GERGEN: It is a big difference. I must say I think she gets high marks for her cooperative, collaborative attitude and the way she has developed personally with the president and the way the National Security Council as a team has operated.

This is not a "team of rivals," but a team of collaborators at this point, and that, you know, we didn't know if that would work just a few months ago. At the same time, I would imagine, John, I think she really enjoys the substance of the work. I hear that from everybody around her.

But there has to be a part of her who watches as Barack Obama goes to the Middle East and makes that speech in Cairo, who realizes that he is turning his personal charisma, his celebrity-hood, if you would like, into the most important weapon -- one of the most important weapons this administration has as it exercises soft power, and she is on the margins of that.

I mean, the fact this was her first Sunday talk show I think suggests how much she has not been at the center of the conversation. I think the administration would be far better off if they unleashed Hillary Clinton, let her have much more of the stage, because she's going to have to do a lot of the hard follow-up work to bring all of these promises to fruition.

BORGER: But it's interesting because that raises the point of what a team player she has been, and I remember when we were talking about whether or not he should ask her to be secretary of state. The big question was, was she going to have her separate little enclave in Foggy Bottom, and would there be infighting?

And in fact there has not been, and she has stepped out. At a certain point Barack Obama may say to her, you know what, Madam Secretary, we need you to get out front now because I've got other things I've got to do.

KING: Need to call a time-out right there for today. Jill Dougherty, Gloria Borger, David Gergen, thanks for coming. We will watch for that Hillary unleashed headline. That will make the New York tabloids when it comes out. Thank you all very much.


In just a moment, we head out to Las Vegas, one of the worst-hit regions in the housing crisis. We're going to take a ride with people trying to make the best of bad times.


KING: A rising foreclosure rate is one of the prices we're paying in this punishing recession. Look at the map. The brighter the state, the higher the rate of foreclosures. First, let's look at the national number, 0.267 percent.

That means one in every 374 homes in this country are in foreclosure. The brightest state right out here in Nevada. Look at numbers here, nearly five times that rate, one in 68 homes, one in every 68 homes in foreclosure.

In Nevada, Las Vegas, the city, the second-highest rate of foreclosures of any city in the country.
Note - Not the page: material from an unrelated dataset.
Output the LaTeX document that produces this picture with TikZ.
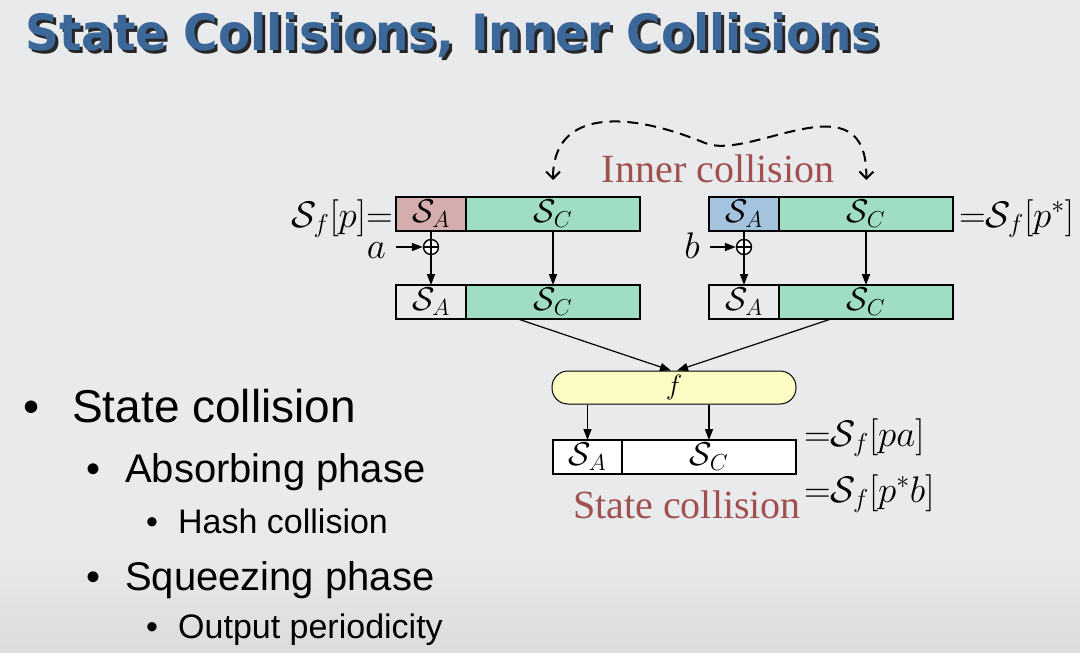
\RequirePackage{fix-cm}
\documentclass[tikz,border=0pt]{standalone}
\usepackage{fontspec}
\setmainfont{Liberation Serif}
\newfontfamily\slidefont{Liberation Sans}
\newfontfamily\titlefont{DejaVu Sans}[FakeStretch=0.94]
\usetikzlibrary{arrows.meta, positioning, calc}

\definecolor{bgray}{HTML}{E9EAEC}
\definecolor{titleblue}{HTML}{3B6799}
\definecolor{pinkA}{HTML}{D5ADAD}
\definecolor{blueA}{HTML}{A3C3DF}
\definecolor{greenC}{HTML}{A0DEC3}
\definecolor{fyellow}{HTML}{FDFCC4}
\definecolor{labelred}{HTML}{A0504E}

\newcommand{\regfont}{\fontsize{33}{38}\selectfont}
\newcommand{\eqfont}{\fontsize{37}{42}\selectfont}

\begin{document}
\begin{tikzpicture}[x=1pt, y=-1pt,
        reg/.style={rectangle, draw=black, line width=2pt, minimum height=34pt, inner sep=0pt, outer sep=0pt, font=\regfont},
        sabox/.style={reg, minimum width=70pt},
        scbox/.style={reg, minimum width=174pt, fill=greenC},
        flow/.style={-{Triangle[length=11pt,width=8pt]}, line width=1.6pt},
        collide/.style={{Straight Barb[length=7pt,width=14pt]}-{Straight Barb[length=7pt,width=14pt]}, dash pattern=on 11pt off 7pt, line width=2pt, shorten <=17pt, shorten >=17pt},
        xor/.style={circle, draw=black, line width=1.4pt, fill=white, minimum size=15pt, inner sep=0pt,
            path picture={
                \draw[line width=1.4pt] (path picture bounding box.north) -- (path picture bounding box.south)
                    (path picture bounding box.west) -- (path picture bounding box.east);
            }
        },
        mathlbl/.style={inner sep=0pt, font=\eqfont},
        redlbl/.style={inner sep=0pt, text=labelred, font=\fontsize{40}{44}\selectfont},
        bullet1/.style={inner sep=0pt, anchor=base west, font=\slidefont\fontsize{46}{50}\selectfont},
        bullet2/.style={bullet1, font=\slidefont\fontsize{40}{44}\selectfont},
        bullet3/.style={bullet1, font=\slidefont\fontsize{34}{38}\selectfont}
    ]
        % Slide background
        \useasboundingbox (0,0) rectangle (1080,653);
        \fill[bgray] (0,0) rectangle (1080,653);
        \shade[top color=bgray, bottom color=black!14] (0,550) rectangle (1080,653);

        % Title with shadow
        \node[anchor=base west, inner sep=0pt, text=black!85, font=\titlefont\bfseries\fontsize{50}{54}\selectfont] (titleshadow) at (28,53) {State Collisions, Inner Collisions};
        \node[anchor=base west, inner sep=0pt, text=titleblue, font=\titlefont\bfseries\fontsize{50}{54}\selectfont] (title) at (25,50) {State Collisions, Inner Collisions};

        % Bullet list
        \node[bullet1] (dot1) at (23,422) {\textbullet};
        \node[bullet1] (item1) at (72,422) {State collision};
        \node[bullet2] (dot2) at (86,482) {\textbullet};
        \node[bullet2] (item2) at (125,482) {Absorbing phase};
        \node[bullet3] (dot3) at (146,533) {\textbullet};
        \node[bullet3] (item3) at (178,533) {Hash collision};
        \node[bullet2] (dot4) at (86,590) {\textbullet};
        \node[bullet2] (item4) at (125,590) {Squeezing phase};
        \node[bullet3] (dot5) at (146,638) {\textbullet};
        \node[bullet3] (item5) at (178,638) {Output periodicity};

        % Left state S_f[p]
        \node[sabox, fill=pinkA] (saL) at (431,214) {$\mathcal{S}_A$};
        \node[scbox, anchor=west] (scL) at (saL.east) {$\mathcal{S}_C$};
        \node[sabox, fill=bgray] (saL2) at (431,302) {$\mathcal{S}_A$};
        \node[scbox, anchor=west] (scL2) at (saL2.east) {$\mathcal{S}_C$};
        \node[xor] (xorL) at (431,247) {};
        \node[mathlbl, anchor=base east] (aL) at (386,258) {$a$};
        \node[mathlbl, anchor=base east] (pL) at (393,227) {$\mathcal{S}_f[p]{=}$};

        % Right state S_f[p*]
        \node[sabox, fill=blueA] (saR) at (744,214) {$\mathcal{S}_A$};
        \node[scbox, anchor=west] (scR) at (saR.east) {$\mathcal{S}_C$};
        \node[sabox, fill=bgray] (saR2) at (744,302) {$\mathcal{S}_A$};
        \node[scbox, anchor=west] (scR2) at (saR2.east) {$\mathcal{S}_C$};
        \node[xor] (xorR) at (744,247) {};
        \node[mathlbl, anchor=base east] (bR) at (700,258) {$b$};
        \node[mathlbl, anchor=base west] (pR) at (959,227) {${=}\mathcal{S}_f[p^*]$};

        % Permutation and output state
        \node[draw=black, line width=1pt, fill=fyellow, rounded corners=16pt, minimum width=244pt, minimum height=33pt, inner sep=0pt, font=\fontsize{28}{32}\selectfont] (fbox) at (674,387.5) {$f$};
        \node[reg, fill=white, minimum width=69pt] (saO) at (587.5,457) {$\mathcal{S}_A$};
        \node[reg, fill=white, minimum width=174pt, anchor=west] (scO) at (saO.east) {$\mathcal{S}_C$};
        \node[mathlbl, anchor=base west] (outA) at (804,446) {${=}\mathcal{S}_f[pa]$};
        \node[mathlbl, anchor=base west] (outB) at (804,502) {${=}\mathcal{S}_f[p^*b]$};

        % Labels
        \node[redlbl, anchor=base] (innerlbl) at (718,182) {Inner collision};
        \node[redlbl, anchor=base] (statelbl) at (687,518) {State collision};

        % Absorbing a and b
        \draw[line width=1.6pt] (saL) -- (xorL);
        \draw[flow] (xorL) -- (saL2);
        \draw[flow] ([xshift=10pt]aL.east |- xorL) -- (xorL.west);
        \draw[flow] (scL) -- (scL2);
        \draw[line width=1.6pt] (saR) -- (xorR);
        \draw[flow] (xorR) -- (saR2);
        \draw[flow] ([xshift=10pt]bR.east |- xorR) -- (xorR.west);
        \draw[flow] (scR) -- (scR2);

        % Into f and out of f
        \draw[flow, line width=1.2pt] ($(saL2.south west)!0.5!(scL2.south east)$) -- ([xshift=-3pt]fbox.north);
        \draw[flow, line width=1.2pt] ($(saR2.south west)!0.5!(scR2.south east)$) -- ([xshift=3pt]fbox.north);
        \draw[flow] (fbox.south -| saO) -- (saO.north);
        \draw[flow] (fbox.south -| scO) -- (scO.north);

        % Inner collision
        \draw[collide] (scL.north) .. controls (553,110) and (625,110) .. (705,143)
            .. controls (750,162) and (868,75) .. (scR.north);
    \end{tikzpicture}
\end{document}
One in eight Nevadans are behind on their mortgage. There are more than 17,000 foreclosure homes listed for sale in Las Vegas.

Say you wanted to think about buying one of them. You could look in the real estate section, you could look online, or you could take a foreclosure bus tour.

(BEGIN VIDEOTAPE) NICK NOLF, RE/MAX CENTRAL: Now this property, and if we just rewind time a little bit, was purchased in 2004 at just under $341,000, and now we fast forward to today, and we're looking at just under $220,000.

Again, if you hear the doorbell ring, that means that you just bought the property, and we have left, OK?


NOLF: All right. Let's go.

There are fewer single stories available because land is so expensive. I want to go over a few things, motivating factors, things that are signs and things you want to look at when buying a property and how to get into the property.

UNIDENTIFIED FEMALE: We're looking for a bargain. We may move from Florida to Las Vegas.

NOLF: We get a lot of people that are in your position in Florida that are coming over to Las Vegas. One thing that's nice about Las Vegas, well, first of all, humidity. Humidity there, especially in the summer, is a tough, tough deal, but the second thing that's also kind of nice about Las Vegas, is that we have no natural disasters.

We're not going to have a tsunami here, hopefully not or else California has a huge issue, right?


NOLF: So, I mean, that's a big deal.


KING: A little humor there by the tour guide at a tough time, the foreclosure crisis in Vegas.